Blind man in the desert


Does anyone know if the beginning of this story that Kaspar tells just before he dies has any significance. I was racking my brain trying to figure out what Herzog meant by this. Maybe the blind man was instinctive like Kaspar and not like the town, or that not everything needs a scientific explanation, that ties in with the brain scene right afterwards. Then I thought i'm probably thinking about this too much, and Kaspar told the story just because he loved the idea of the desert, and telling the story, even though it was only the beginning, was important to him. Any ideas on this scene?

http://www.ymdb.com/electric-head/l38175_ukuk.html

reply

This is pure guesswork, and probably just a personal interpretation, but you could see the fact that he only has knowledge of the very beginning of the story as being a metaphor for the fact that he never develops beyond having a childlike perspective.
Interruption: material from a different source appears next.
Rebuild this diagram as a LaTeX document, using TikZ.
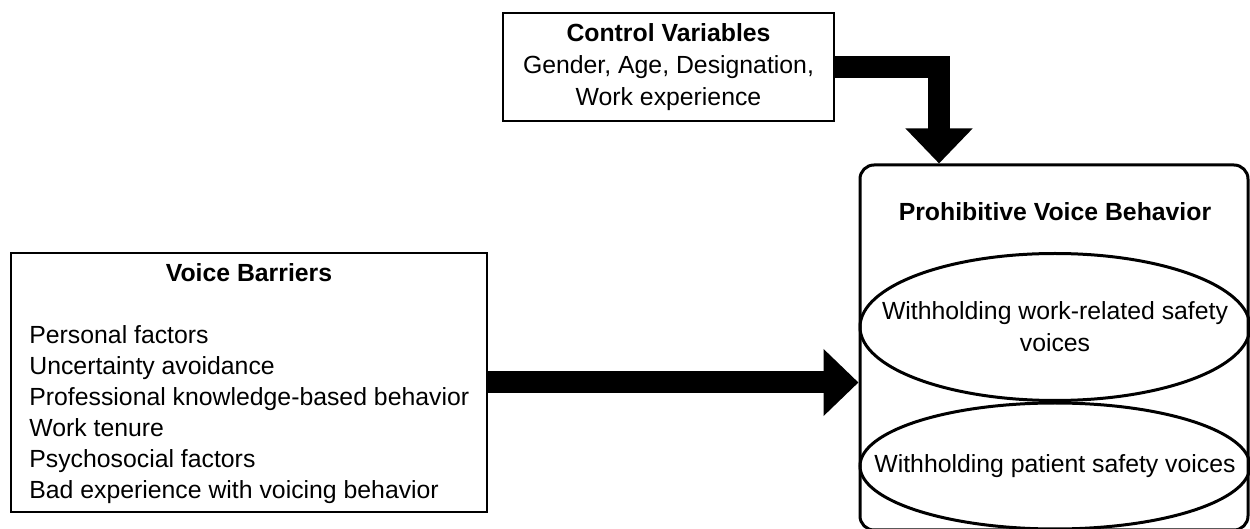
\documentclass[tikz,border=0pt]{standalone}
\usepackage{fontspec}
\setmainfont{Liberation Sans}
\usetikzlibrary{arrows.meta, calc}

\tikzset{
  box/.style={draw, line width=1pt, rectangle, inner sep=0pt},
  bigbox/.style={draw, line width=1.5pt, rectangle, rounded corners=7pt, inner sep=0pt},
  txt/.style={inner sep=0pt, align=center},
  fat/.style={line width=11pt, -{Triangle[width=32.5pt, length=17.5pt]}},
}

\begin{document}
\begin{tikzpicture}[x=0.5pt, y=-0.5pt, font=\fontsize{12.4}{16}\selectfont]
  \useasboundingbox (0,0) rectangle (1250,529);
  \clip (0,0) rectangle (1250,529);

  % control variables
  \node[box, minimum width=165.5pt, minimum height=54pt, align=center] (ctrl) at (668.5,67)
    {\textbf{Control Variables}\\Gender, Age, Designation,\\Work experience};

  % voice barriers
  \node[box, minimum width=238pt, minimum height=129.5pt] (vb) at (249,382.5) {};
  \node[txt] (vbtitle) at (249,273) {\textbf{Voice Barriers}};
  \foreach \txt [count=\i from 0] in {Personal factors, Uncertainty avoidance,
      Professional knowledge-based behavior, Work tenure, Psychosocial factors,
      Bad experience with voicing behavior}
    \node[inner sep=0pt, anchor=base west] (vb\i) at (29,344+31*\i) {\txt};

  % prohibitive voice behavior
  \node[bigbox, minimum width=194pt, minimum height=182.5pt] (pvb) at (1054,347.5) {};
  \node[txt] (pvbtitle) at (1055,212) {\textbf{Prohibitive Voice Behavior}};
  \node[txt] (wrs) at (1055,327) {Withholding work-related safety\\voices};
  \draw[line width=1.5pt] (wrs.center) ellipse [x radius=97.5pt, y radius=36.75pt];
  \node[txt] (wps) at (1055,466) {Withholding patient safety voices};
  \draw[line width=1.5pt] (wps.center) ellipse [x radius=97.5pt, y radius=31.5pt];

  % arrows
  \coordinate (ctrlin) at ($(pvb.north west)!0.206!(pvb.north east)$);
  \draw[fat] (ctrl.east) -| (ctrlin);
  \draw[fat] (vb.east) -- (vb.east -| pvb.west);
\end{tikzpicture}
\end{document}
In a sense he is trapped in early childhood - much as his story is stuck in it's early formative phase, and never progresses beyond it.

reply

That's a good take on it, much better than mine. Things like this always confuse me in Herzog films, not so much the ones he did with Kinski but the other ones i've seen have parts that i don't really understand. Heart of Glass and Fata Morgana leave you scratching your head particularly. I really liked Fata Morgana anyway , dont understand what the relevance of the Mayan myth at the beginning is though. I don't think that films really meant to make any sense though.

http://www.ymdb.com/electric-head/l38175_ukuk.html

reply

[deleted]

Thank you, I did wonder that the men had saw mirages but I wasn't sure.
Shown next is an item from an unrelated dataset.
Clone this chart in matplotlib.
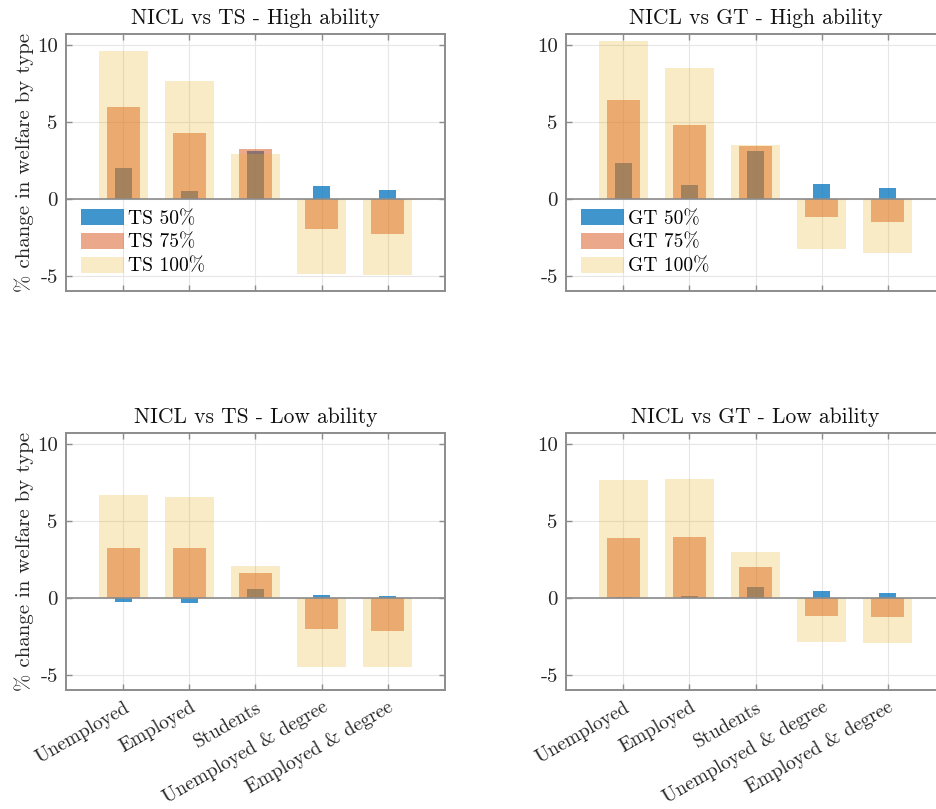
import matplotlib
matplotlib.use("Agg")
import matplotlib.pyplot as plt
import numpy as np

plt.rcParams['font.family'] = ['cmr10', 'DejaVu Serif']
plt.rcParams['mathtext.fontset'] = 'cm'
plt.rcParams['axes.unicode_minus'] = False

categories = ["Unemployed", "Employed", "Students", "Unemployed & degree", "Employed & degree"]

# % change in welfare by type
ts_high_50 = [1.97, 0.52, 3.13, 0.82, 0.60]
ts_high_75 = [5.96, 4.28, 3.22, -1.99, -2.27]
ts_high_100 = [9.63, 7.65, 2.89, -4.89, -4.97]

gt_high_50 = [2.31, 0.89, 3.09, 0.95, 0.69]
gt_high_75 = [6.44, 4.82, 3.43, -1.21, -1.49]
gt_high_100 = [10.26, 8.51, 3.50, -3.24, -3.54]

ts_low_50 = [-0.30, -0.33, 0.56, 0.17, 0.11]
ts_low_75 = [3.25, 3.21, 1.58, -2.06, -2.13]
ts_low_100 = [6.68, 6.57, 2.08, -4.53, -4.51]

gt_low_50 = [0.05, 0.10, 0.69, 0.41, 0.33]
gt_low_75 = [3.90, 3.97, 2.00, -1.19, -1.28]
gt_low_100 = [7.66, 7.74, 2.99, -2.89, -2.95]

panels = [
    ("NICL vs TS - High ability", "TS", ts_high_50, ts_high_75, ts_high_100),
    ("NICL vs GT - High ability", "GT", gt_high_50, gt_high_75, gt_high_100),
    ("NICL vs TS - Low ability", "TS", ts_low_50, ts_low_75, ts_low_100),
    ("NICL vs GT - Low ability", "GT", gt_low_50, gt_low_75, gt_low_100),
]

blue = (0.0, 0.447, 0.741)
orange = (0.85, 0.325, 0.098)
yellow = (0.929, 0.694, 0.125)
gray = "#8c8c8c"

fig = plt.figure(figsize=(9.36, 8.09), dpi=100)
W, H = 936, 809
boxes = [(66, 34), (566, 34), (66, 433), (566, 433)]
aw, ah = 379, 257

x = np.arange(1, len(categories) + 1)

for i, (title, name, v50, v75, v100) in enumerate(panels):
    left, top = boxes[i]
    ax = fig.add_axes([left / W, 1 - (top + ah) / H, aw / W, ah / H])
    ax.set_axisbelow(True)
    ax.grid(True, color="#e6e6e6", linewidth=0.8)

    # draw order: 50% first, then 75%, then 100% on top (as in the original)
    ax.bar(x, v50, width=0.25, color=blue, alpha=0.75, edgecolor="none", label=f"{name} 50%")
    ax.bar(x, v75, width=0.5, color=orange, alpha=0.5, edgecolor="none", label=f"{name} 75%")
    ax.bar(x, v100, width=0.74, color=yellow, alpha=0.25, edgecolor="none", label=f"{name} 100%")
    ax.axhline(0, color=gray, linewidth=1.2)

    ax.set_xlim(0.13, 5.87)
    ax.set_ylim(-6, 10.72)
    ax.set_yticks([-5, 0, 5, 10])
    ax.set_yticklabels(["-5", "0", "5", "10"])
    ax.set_xticks(x)
    if i >= 2:
        ax.set_xticklabels(categories, rotation=30, ha="right", rotation_mode="anchor")
    else:
        ax.set_xticklabels([])
    ax.tick_params(direction="in", length=4, width=1, color=gray,
                   top=True, right=True, labelcolor="#262626", pad=6)
    ax.tick_params(axis="y", labelsize=15)
    ax.tick_params(axis="x", labelsize=14)
    for s in ax.spines.values():
        s.set_color(gray)
        s.set_linewidth(1.4)

    ax.set_title(title, fontsize=15.5, pad=7, color="#111111")
    if i % 2 == 0:
        ax.set_ylabel("% change in welfare by type", fontsize=15, color="#262626", labelpad=2)

    if i < 2:
        ax.legend(loc="upper left", bbox_to_anchor=(0.04, 0.318), frameon=False,
                  fontsize=14, borderpad=0, borderaxespad=0, handlelength=2.2,
                  handleheight=0.9, handletextpad=0.2, labelspacing=0.25)

fig.savefig("out.png", dpi=100)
http://www.ymdb.com/electric-head/l38175_ukuk.html

reply

I understood it just like you. The full irony of the story comes forth in the end when they investigate his brain and think that they have found the key to understand him. Talk about mirages in the desert!


- No animal was hurt during the making of this burger -

reply

huh, nice deduction

reply

i don't think that it has a fixed meaning or that herzog intended there to be anything in particular to get. 'the city of the north' suggests to me the mythic eight-fold city of god.

reply


I think this is similar to what the above posters have said, but my interpretation of the story was that it was about using logic to find his way. This makes sense to me as a lot of the film plays on Kaspar's use of logic (The tree frog, the small room for a big building etc) there are more well suited examples, but I cannot remember as I have not seen the film in some time now.

reply

[deleted]

There is another possibility to add to the already good interpretations above. Remember when Kaspar first tells the story to Katy, she says that you must only ever tell stories when you know the end. Well, when Kaspar next tells the story, at his death-bed, he does know 'the end', as in the end of his life. Perhaps in his Zen like understanding of things, this is what he thought Katy meant.



reply

what about this guess;

the lost people in the desert are like the people in our society. Behaviours of our society avoids us to live different kind of life, experience, an utopia. Blind guy, the pure soul of kasper, feels that we are limiting ourselves with non existing forms that we created in our minds. And his form free thinking(kasper's rule breaking perspective) can bring us to a new city, a new world. We don't know what will happen then(as kasper don't know the end) but we just need to experience it.